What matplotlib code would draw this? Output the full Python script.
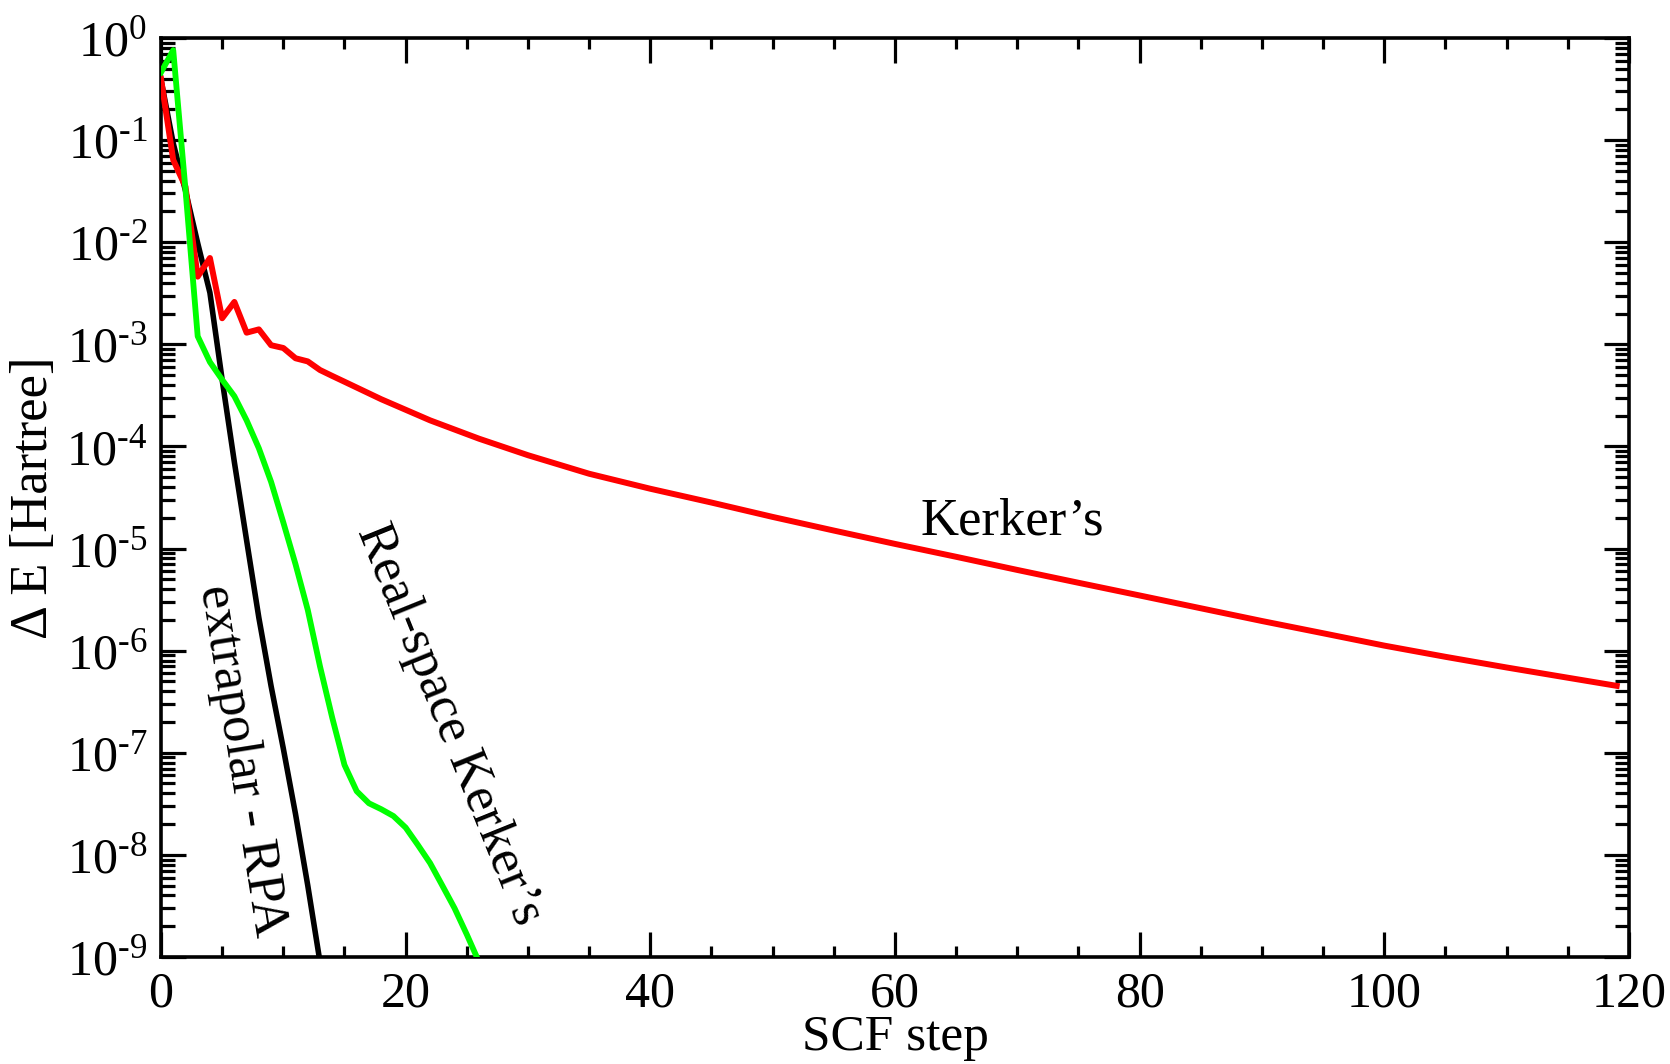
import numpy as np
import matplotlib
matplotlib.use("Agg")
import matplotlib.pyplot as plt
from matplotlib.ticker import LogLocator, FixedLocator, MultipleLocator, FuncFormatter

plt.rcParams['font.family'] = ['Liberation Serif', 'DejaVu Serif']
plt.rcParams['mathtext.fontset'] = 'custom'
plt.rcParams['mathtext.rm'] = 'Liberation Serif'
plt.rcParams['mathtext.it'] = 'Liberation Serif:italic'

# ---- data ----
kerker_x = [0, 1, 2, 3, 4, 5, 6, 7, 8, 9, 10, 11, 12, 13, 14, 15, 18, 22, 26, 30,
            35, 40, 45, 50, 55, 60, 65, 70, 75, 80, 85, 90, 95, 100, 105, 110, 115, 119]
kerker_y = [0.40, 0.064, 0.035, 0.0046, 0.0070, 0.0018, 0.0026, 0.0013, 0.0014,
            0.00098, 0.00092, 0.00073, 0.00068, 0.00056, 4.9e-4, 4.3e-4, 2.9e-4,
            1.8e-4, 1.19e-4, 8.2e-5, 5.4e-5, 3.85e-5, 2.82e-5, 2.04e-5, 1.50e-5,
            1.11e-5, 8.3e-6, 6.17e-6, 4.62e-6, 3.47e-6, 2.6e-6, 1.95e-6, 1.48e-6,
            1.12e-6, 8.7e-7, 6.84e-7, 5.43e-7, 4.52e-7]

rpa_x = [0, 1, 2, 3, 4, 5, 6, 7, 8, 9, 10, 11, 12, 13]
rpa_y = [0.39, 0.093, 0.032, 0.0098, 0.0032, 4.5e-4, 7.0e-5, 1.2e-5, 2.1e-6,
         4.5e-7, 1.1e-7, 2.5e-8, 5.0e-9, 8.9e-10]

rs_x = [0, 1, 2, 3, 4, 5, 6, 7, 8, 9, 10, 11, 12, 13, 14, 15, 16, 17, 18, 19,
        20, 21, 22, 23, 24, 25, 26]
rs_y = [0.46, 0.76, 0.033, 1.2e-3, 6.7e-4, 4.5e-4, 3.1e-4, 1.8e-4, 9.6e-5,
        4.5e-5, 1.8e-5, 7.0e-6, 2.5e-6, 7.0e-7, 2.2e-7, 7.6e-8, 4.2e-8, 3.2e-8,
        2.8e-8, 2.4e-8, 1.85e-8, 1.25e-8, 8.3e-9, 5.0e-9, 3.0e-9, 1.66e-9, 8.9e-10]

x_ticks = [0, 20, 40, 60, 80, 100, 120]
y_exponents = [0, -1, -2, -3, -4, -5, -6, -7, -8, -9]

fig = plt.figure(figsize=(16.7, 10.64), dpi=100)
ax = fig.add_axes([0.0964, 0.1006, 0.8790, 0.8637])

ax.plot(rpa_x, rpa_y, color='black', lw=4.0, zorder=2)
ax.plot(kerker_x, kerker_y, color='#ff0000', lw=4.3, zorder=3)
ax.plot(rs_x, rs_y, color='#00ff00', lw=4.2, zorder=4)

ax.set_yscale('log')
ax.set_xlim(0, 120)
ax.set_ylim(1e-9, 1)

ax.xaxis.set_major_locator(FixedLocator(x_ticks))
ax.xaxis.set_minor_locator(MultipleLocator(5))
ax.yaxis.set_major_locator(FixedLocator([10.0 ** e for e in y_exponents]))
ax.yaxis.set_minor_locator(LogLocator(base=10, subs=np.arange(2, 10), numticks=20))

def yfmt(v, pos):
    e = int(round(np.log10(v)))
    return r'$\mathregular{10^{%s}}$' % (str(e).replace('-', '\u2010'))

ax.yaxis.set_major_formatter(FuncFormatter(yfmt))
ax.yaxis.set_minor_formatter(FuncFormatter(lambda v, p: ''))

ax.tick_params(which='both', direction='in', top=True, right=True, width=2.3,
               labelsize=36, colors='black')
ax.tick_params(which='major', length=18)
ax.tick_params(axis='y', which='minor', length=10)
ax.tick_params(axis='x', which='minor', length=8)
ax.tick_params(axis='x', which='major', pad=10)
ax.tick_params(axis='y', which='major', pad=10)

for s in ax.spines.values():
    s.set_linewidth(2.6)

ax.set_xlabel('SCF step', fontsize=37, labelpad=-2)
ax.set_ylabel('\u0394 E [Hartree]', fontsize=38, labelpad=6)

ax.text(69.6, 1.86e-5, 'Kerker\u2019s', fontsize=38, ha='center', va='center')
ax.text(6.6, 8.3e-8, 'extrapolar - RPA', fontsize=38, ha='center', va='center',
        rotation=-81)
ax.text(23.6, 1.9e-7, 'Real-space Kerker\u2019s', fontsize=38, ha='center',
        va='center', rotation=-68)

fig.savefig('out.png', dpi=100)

- **Task details**
Gather every line from the listing above in which the word "matplotlib" appears.

- **Complete answer**
What matplotlib code would draw this? Output the full Python script.
import matplotlib
matplotlib.use("Agg")
import matplotlib.pyplot as plt
from matplotlib.ticker import LogLocator, FixedLocator, MultipleLocator, FuncFormatter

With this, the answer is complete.